Indexing has become so popular over the years that researchers at Sanford Bernstein, an asset management firm, have likened it to being “worse than Marxism“. People have written dystopian fiction about “the last active manager”. And so on.

And as Matt Levine keeps writing in his excellent newsletter, the rise of indexing means that the balance of power in the financial markets is shifting from asset managers to people who build indices. The context here is that because now a lot of people simply invest “in the index”, determining which stock gets to be part of an index can determine people’s appetite for the stock, and thus its performance.

So, for example, you have indexers who want to leave stocks without voting rights (such as those of SNAP) out of indices. Some other indexers want to leave out extra-large companies (such as a hypothetically public Saudi Aramco) out of the index. And then there are people who believe that the way conventional indices are built is incorrect, and instead argue in favour of an “equally weighted index”.

While one an theoretically just put together a bunch of stocks and call it an “index” and sell it to investors making them believe that they’re “investing in the index” (since that is now a thing), the thing is that not every index is an index.

Last week, while trying to understand what the deal about “smart beta” (a word people in the industry throw around a fair bit, but something that not too many people are clear of what it means) is, I stumbled upon this excellent paper by MSCI on smart beta and factor investing.

About a decade ago, the Nifty (India’s flagship index) changed the way it was computed. Earlier, stocks in the Nifty were weighted based on their overall market capitalisation. From 2009 onwards, the weights of the stocks in the Nifty are proportional to their “free float market capitalisation” (that is, the stock price multiplied by number of shares held by the “public”, i.e. non promoters).

Back then I hadn’t understood the significance of the change – apart from making the necessary changes in the algorithm I was running at a hedge fund to take into account the new weights that is. Reading the MSCI paper made me realise the sanctity of weighting by free float market capitalisation in building an index.

The basic idea of indexing is that you don’t make any investment decisions, and instead simply “follow the herd”. Essentially you allocate your capital across stocks in exactly the same proportion as the rest of the market. In other words, the index needs to track stocks in the same proportion that the broad market owns it.

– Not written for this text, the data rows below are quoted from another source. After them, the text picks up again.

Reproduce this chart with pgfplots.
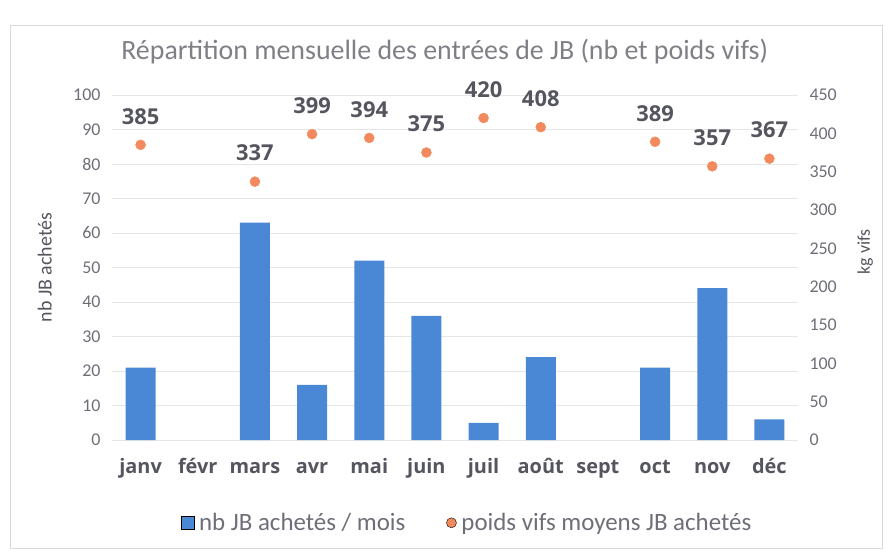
\documentclass[border=0pt]{standalone}
\usepackage{fontspec}
\setmainfont{Carlito}
\newfontfamily\lblfont{Open Sans}
\usepackage{pgfplots}
\pgfplotsset{compat=1.18}
\definecolor{barblue}{HTML}{4A88D6}
\definecolor{dotorange}{HTML}{F28A5E}
\definecolor{txtgray}{HTML}{6E6E78}
\definecolor{titlegray}{HTML}{7F7F86}
\definecolor{lblgray}{HTML}{55555F}
\definecolor{gridgray}{HTML}{E6E6E6}
\begin{document}
\begin{tikzpicture}
\path[use as bounding box] (-112bp,-116bp) rectangle (778bp,440bp);
\draw[gray!30, line width=0.8bp] (-102bp,-108bp) rectangle (770bp,415bp);
\begin{axis}[
  at={(0,0)}, anchor=south west,
  scale only axis, width=686bp, height=345bp,
  xmin=-0.5, xmax=11.5, ymin=0, ymax=100,
  xtick={0,...,11},
  xticklabels={janv,févr,mars,avr,mai,juin,juil,août,sept,oct,nov,déc},
  ytick={0,10,...,100},
  axis x line*=bottom, axis y line*=left,
  axis line style={draw=none},
  major tick length=0pt,
  ymajorgrids, grid style={gridgray, line width=0.8bp},
  /pgf/number format/assume math mode=true,
  yticklabel style={font=\fontsize{18}{21}\selectfont, text=txtgray, xshift=-8bp},
  xticklabel style={font=\lblfont\fontsize{20}{24}\selectfont\bfseries, text=lblgray, yshift=-23bp, text height=0.75em, text depth=0.25em},
  ylabel={nb JB achetés},
  ylabel style={at={(axis description cs:-0.098,0.5)}, anchor=center, font=\fontsize{20}{24}\selectfont, text=lblgray},
  clip=false,
  legend columns=2,
  legend style={at={(axis description cs:0.52,-0.24)}, anchor=center, draw=none, fill=none,
    font=\fontsize{25}{29}\selectfont, text=txtgray,
    nodes={inner xsep=5bp},
    /tikz/every even column/.append style={column sep=36bp}},
  legend cell align=left,
]
\addplot[ybar, bar width=30bp, fill=barblue, draw=none, forget plot]
  coordinates {(0,21)(2,63)(3,16)(4,52)(5,36)(6,5)(7,24)(9,21)(10,44)(11,6)};
\addlegendimage{only marks, mark=square*, mark size=6.5bp, mark options={fill=barblue, draw=none}}
\addlegendentry{nb JB achetés / mois}
\addlegendimage{only marks, mark=*, mark size=5bp, mark options={fill=dotorange, draw=none}}
\addlegendentry{poids vifs moyens JB achetés}
\node[font=\fontsize{28}{33}\selectfont, text=titlegray] at (axis description cs:0.485,1.125) {Répartition mensuelle des entrées de JB (nb et poids vifs)};
\end{axis}
\begin{axis}[
  at={(0,0)}, anchor=south west,
  scale only axis, width=686bp, height=345bp,
  xmin=-0.5, xmax=11.5, ymin=0, ymax=450,
  ytick={0,50,...,450},
  axis y line*=right, axis x line=none,
  axis line style={draw=none},
  major tick length=0pt,
  /pgf/number format/assume math mode=true,
  yticklabel style={font=\fontsize{18}{21}\selectfont, text=txtgray, xshift=8bp},
  ylabel={kg vifs},
  ylabel style={at={(axis description cs:1.098,0.545)}, anchor=center, rotate=0, font=\fontsize{18}{22}\selectfont, text=lblgray},
  clip=false,
]
\addplot[only marks, mark=*, mark size=5bp, color=dotorange,
  nodes near coords,
  nodes near coords style={font=\lblfont\fontsize{22}{25}\selectfont\bfseries, text=lblgray, anchor=south, yshift=17bp}]
  coordinates {(0,385)(2,337)(3,399)(4,394)(5,375)(6,420)(7,408)(9,389)(10,357)(11,367)};
\end{axis}
\end{tikzpicture}
\end{document}
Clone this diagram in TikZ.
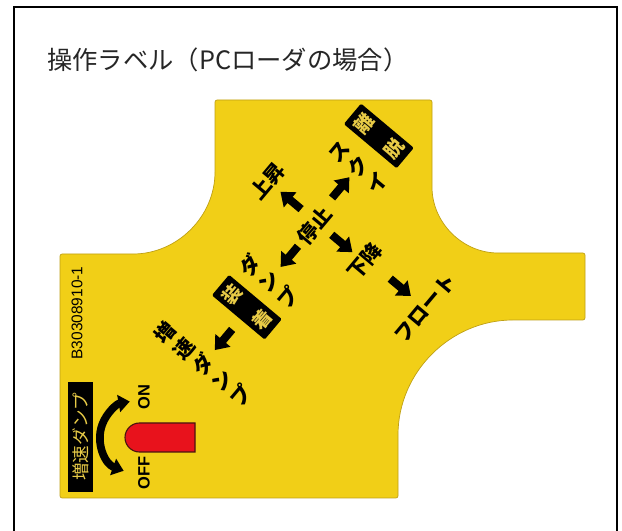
\documentclass[tikz,border=0pt]{standalone}
\usepackage{fontspec}
\setmainfont{Liberation Sans}
\newfontfamily\jp{Noto Sans CJK JP}
\usetikzlibrary{arrows.meta}
\definecolor{lyellow}{HTML}{F1CF17}
\definecolor{ledge}{HTML}{BFA015}
\definecolor{tyellow}{HTML}{E8CB47}
\definecolor{lred}{HTML}{E8121C}
\definecolor{dred}{HTML}{4A1410}
\tikzset{
  lbl/.style={font=\jp\bfseries\fontsize{14.5}{17.5}\selectfont,inner sep=0pt,align=center},
  tagbox/.style={fill=black,text=tyellow,rounded corners=1pt,inner sep=0pt,align=center,
                 minimum width=19pt,minimum height=49pt,font=\jp\bfseries\fontsize{13.5}{28}\selectfont},
  barr/.style={-{Triangle[length=9pt,width=13.5pt]},line width=5.7pt,black},
  swarr/.style={{Triangle[length=8pt,width=12pt]}-{Triangle[length=8pt,width=12pt]},line width=5.5pt,black},
  sw/.style={font=\bfseries\fontsize{11.7}{12}\selectfont,inner sep=0pt,rotate=90},
}
\begin{document}
\begin{tikzpicture}[x=0.25mm,y=0.25mm]
\useasboundingbox (0,0) rectangle (622,531);
% frame and title
\draw[line width=1.4pt] (14,-10) -- (14,524) -- (617,524) -- (617,-10);
\node[font=\jp\fontsize{18}{19}\selectfont,anchor=west,inner sep=0pt,text=black!85] (title) at (47,471) {操作ラベル（PCローダの場合）};
% label sheet
\draw[fill=lyellow,draw=ledge,line width=0.5pt,rounded corners=1.5pt] (60,33) -- (60,277) -- (131,277) arc (270:360:84)
  -- (215,431) -- (432,431) -- (432,346) arc (180:270:68) -- (585,278) -- (585,211) -- (515,211) arc (90:180:117)
  -- (398,33) -- cycle;
% lever directions, turned with the sheet
\begin{scope}[shift={(315,305)},rotate=50,transform shape]
\node[lbl] (stop) at (0,0) {停止};
\node[lbl] (up) at (4,65) {上昇};
\node[lbl] (down) at (5,-61) {下降};
\node[lbl] (float) at (8,-137) {フロート};
\node[lbl] (tilt) at (73,4) {ス\\ク\\イ};
\node[tagbox] (release) at (110,9) {離\\脱};
\node[lbl] (dump) at (-72,0) {ダ\\ン\\プ};
\node[tagbox] (attach) at (-106,0) {装\\着};
\node[lbl] (fastdump) at (-178,-3) {増\\速\\ダ\\ン\\プ};
\foreach \n/\x/\y/\dx/\dy in {au/4/35/0/1, ar/46/5/1/0, ad/4/-32/0/-1, add/8/-105/0/-1, al/-40/0/-1/0, all/-146/-3/-1/0}{
  \coordinate (\n-s) at ({\x-13.5*(\dx)},{\y-13.5*(\dy)});
  \coordinate (\n-e) at ({\x+13.5*(\dx)},{\y+13.5*(\dy)});
  \draw[barr] (\n-s) -- (\n-e);}
\end{scope}
% part number
\node[font=\fontsize{11}{12}\selectfont,rotate=90,inner sep=0pt] (partno) at (77,218) {B30308910-1};
% fast dump switch
\node[fill=black,text=tyellow,rotate=90,minimum width=78pt,minimum height=17.8pt,inner sep=0pt,
      font=\jp\fontsize{12.5}{13}\selectfont] (swtag) at (80.5,94) {増速ダンプ};
\node[sw] (on) at (144,134) {ON};
\node[sw] (off) at (144,58) {OFF};
\coordinate (pivot) at (136,94);
\draw[swarr] ([shift={(250:36)}]pivot) arc (250:100:36);
\draw[fill=lred,draw=dred,line width=0.8pt] (195,79) -- (139.5,79) arc (270:90:14.5) -- (195,108) -- cycle;
\end{tikzpicture}
\end{document}
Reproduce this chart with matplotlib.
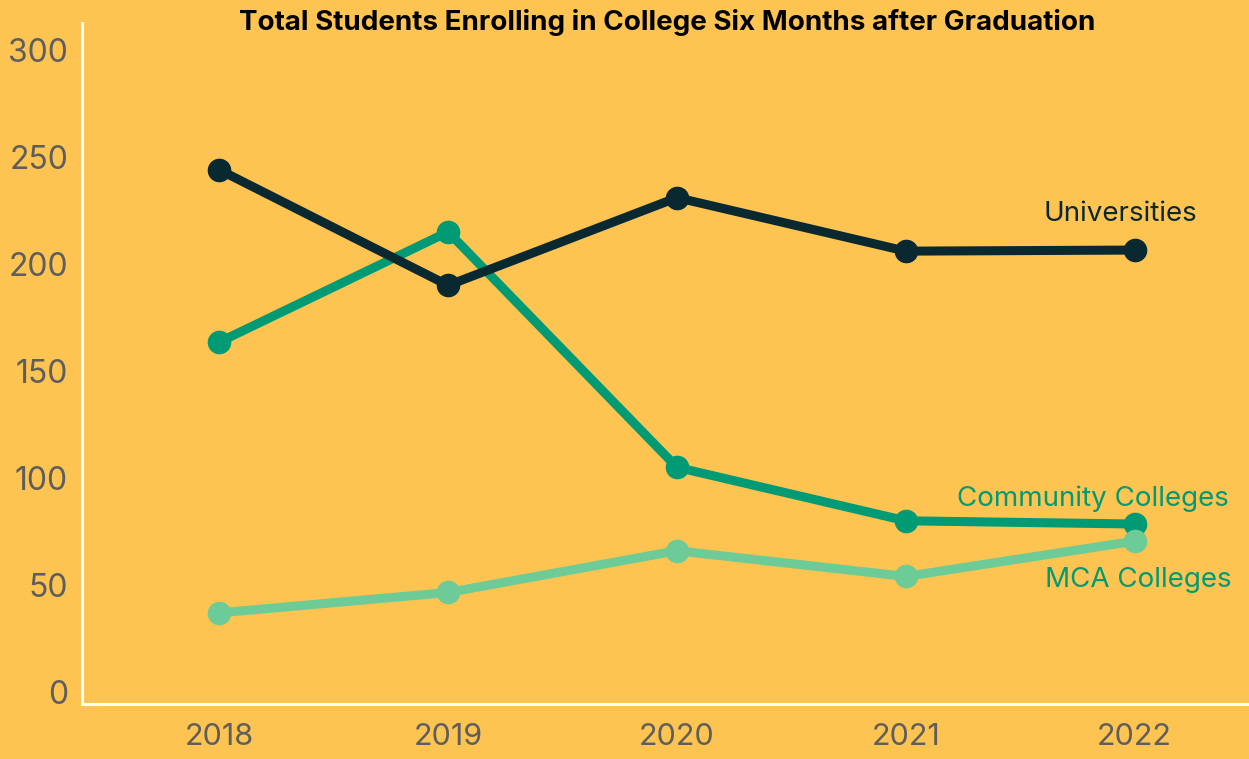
import matplotlib
matplotlib.use("Agg")
import matplotlib.pyplot as plt

years = [2018, 2019, 2020, 2021, 2022]
universities = [244, 190, 231, 206, 206.5]
community = [163.5, 215, 105, 80, 78.5]
mca = [37, 46.5, 66, 54, 70.5]
yticks = [0, 50, 100, 150, 200, 250, 300]
title = "Total Students Enrolling in College Six Months after Graduation"

BG = "#FDC452"
DARK = "#0A2830"
TEAL = "#009A74"
LIGHT = "#6CCB97"
GREY = "#5E5E5E"

plt.rcParams['font.family'] = ['Inter', 'DejaVu Sans']

fig = plt.figure(figsize=(12.49, 7.59), dpi=100, facecolor=BG)
ax = fig.add_axes([82/1249, 1-704/759, 1-82/1249, (704-23)/759])
ax.set_facecolor(BG)

ax.plot(years, universities, color=DARK, lw=6.5, marker='o', ms=16, zorder=3)
ax.plot(years, community, color=TEAL, lw=6.5, marker='o', ms=16, zorder=2)
ax.plot(years, mca, color=LIGHT, lw=6.5, marker='o', ms=16, zorder=2)

ax.set_xlim(2017.4, 2022.5)
ax.set_ylim(-5.6, 312.6)
ax.set_xticks(years)
ax.set_xticklabels([str(y) for y in years])
ax.set_yticks(yticks)
ax.tick_params(length=0, labelsize=23, colors=GREY)
ax.tick_params(axis='y', pad=10)
ax.tick_params(axis='x', labelsize=22, pad=14)
for s in ['top', 'right']:
    ax.spines[s].set_visible(False)
for s in ['left', 'bottom']:
    ax.spines[s].set_color('white')
    ax.spines[s].set_linewidth(2.2)

ax.text(2021.94, 223.5, "Universities", color=DARK, fontsize=20, ha='center', va='center', zorder=4)
ax.text(2021.82, 90.5, "Community Colleges", color=TEAL, fontsize=20, ha='center', va='center', zorder=4)
ax.text(2022.015, 52.5, "MCA Colleges", color=TEAL, fontsize=20, ha='center', va='center', zorder=4)

fig.text(667/1249, 1-22/759, title, fontsize=20, fontweight='bold', color='black', ha='center', va='center')

fig.savefig("out.png", dpi=100, facecolor=BG)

And the free float market capitalisation, which is basically the total value of the stock held by “public” (or non-promoters), represents the allocation of capital by the total market in favour of the particular stock. And by weighting stocks in the ratio of their free float market capitalisation, we are essentially mimicking the way the broad market has allocated capital across different companies.

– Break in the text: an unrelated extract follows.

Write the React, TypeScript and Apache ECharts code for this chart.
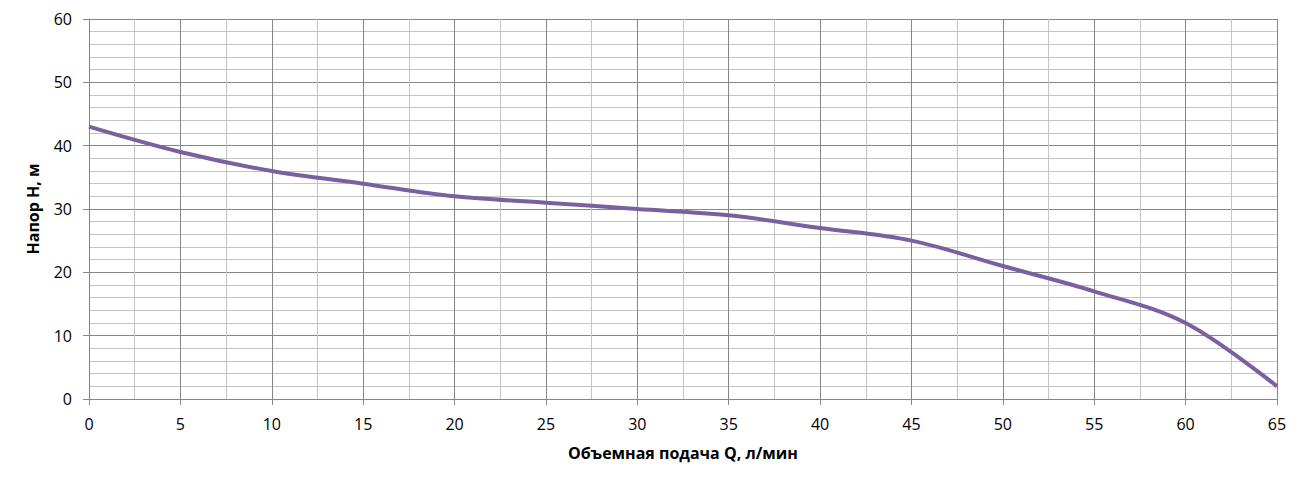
import * as React from "react";
import * as echarts from "echarts";

const flow = [0, 5, 10, 15, 20, 25, 30, 35, 40, 45, 50, 55, 60, 65];
const head = [43, 39, 36, 34, 32, 31, 30, 29, 27, 25, 21, 17, 12, 2];

const xTitle = "Объемная подача Q, л/мин";
const yTitle = "Напор H, м";

const FONT = "'Open Sans', 'Noto Sans', sans-serif";

export default function App() {
  const ref = React.useRef<HTMLDivElement | null>(null);

  React.useEffect(() => {
    if (!ref.current) return;
    const chart = echarts.init(ref.current, undefined, { renderer: "svg" });
    chart.setOption({
      animation: false,
      backgroundColor: "#fff",
      textStyle: { fontFamily: FONT },
      // the div sits inside the body's 8px margin
      grid: { left: 81, right: 29, top: 11, bottom: 76 },
      xAxis: {
        type: "value",
        min: 0,
        max: 65,
        interval: 5,
        name: xTitle,
        nameLocation: "middle",
        nameGap: 46,
        nameTextStyle: { fontSize: 16, fontWeight: "bold", color: "#000", fontFamily: FONT },
        axisLine: { show: true, lineStyle: { color: "#868686", width: 1 } },
        axisTick: { show: true, length: 6, lineStyle: { color: "#868686" } },
        axisLabel: { fontSize: 16, color: "#000", margin: 17, fontFamily: FONT },
        splitLine: { show: true, lineStyle: { color: "#868686", width: 1 } },
        minorTick: { show: false, splitNumber: 2 },
        minorSplitLine: { show: true, lineStyle: { color: "#c4c4c4", width: 1 } },
      },
      yAxis: {
        type: "value",
        min: 0,
        max: 60,
        interval: 10,
        name: yTitle,
        nameLocation: "middle",
        nameGap: 48,
        nameRotate: 90,
        nameTextStyle: { fontSize: 16, fontWeight: "bold", color: "#000", fontFamily: FONT },
        axisLine: { show: true, lineStyle: { color: "#868686", width: 1 } },
        axisTick: { show: true, length: 6, lineStyle: { color: "#868686" } },
        axisLabel: { fontSize: 16, color: "#000", margin: 17, fontFamily: FONT },
        splitLine: { show: true, lineStyle: { color: "#868686", width: 1 } },
        minorTick: { show: false, splitNumber: 5 },
        minorSplitLine: { show: true, lineStyle: { color: "#c4c4c4", width: 1 } },
      },
      series: [
        {
          type: "line",
          data: flow.map((q, i) => [q, head[i]]),
          smooth: 0.35,
          showSymbol: false,
          lineStyle: { color: "#7b5fa0", width: 4 },
          z: 5,
        },
      ],
    });
    return () => chart.dispose();
  }, []);

  return <div ref={ref} style={{ width: 1298, height: 467 }} />;
}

Thus, only a broad market index that is weighted by free flow market capitalisation counts as “indexing” as far as passive investing is concerned. Investing in stocks in any other combination or ratio means the investor is expressing her views or preferences on the relative performance of stocks that are different from the market’s preferences.

So if you invest in a sectoral index, you are not “indexing”. If you invest in an index that is weighted differently than by free float market cap (such as the Dow Jones Industrial Average), you are not indexing.

One final point – you might wonder why indices have a finite number of stocks (such as the S&P 500 or Nifty 50) if true indexing means reflecting the market’s capital allocation across all stocks, not just a few large ones.

The reason why we cut off after a point is that beyond that, the weightage of stocks becomes so low that in order to perfectly track the index, the investment required is significant. And so, for a retail investor seeking to index, following the “entire market” might mean a significant “tracking error”. In other words, the 50 or 500 stocks that make up the index are a good representation of the market at large, and tracking these indices, as long as they are free float market capitalisation weighted, is the same as investing without having a view.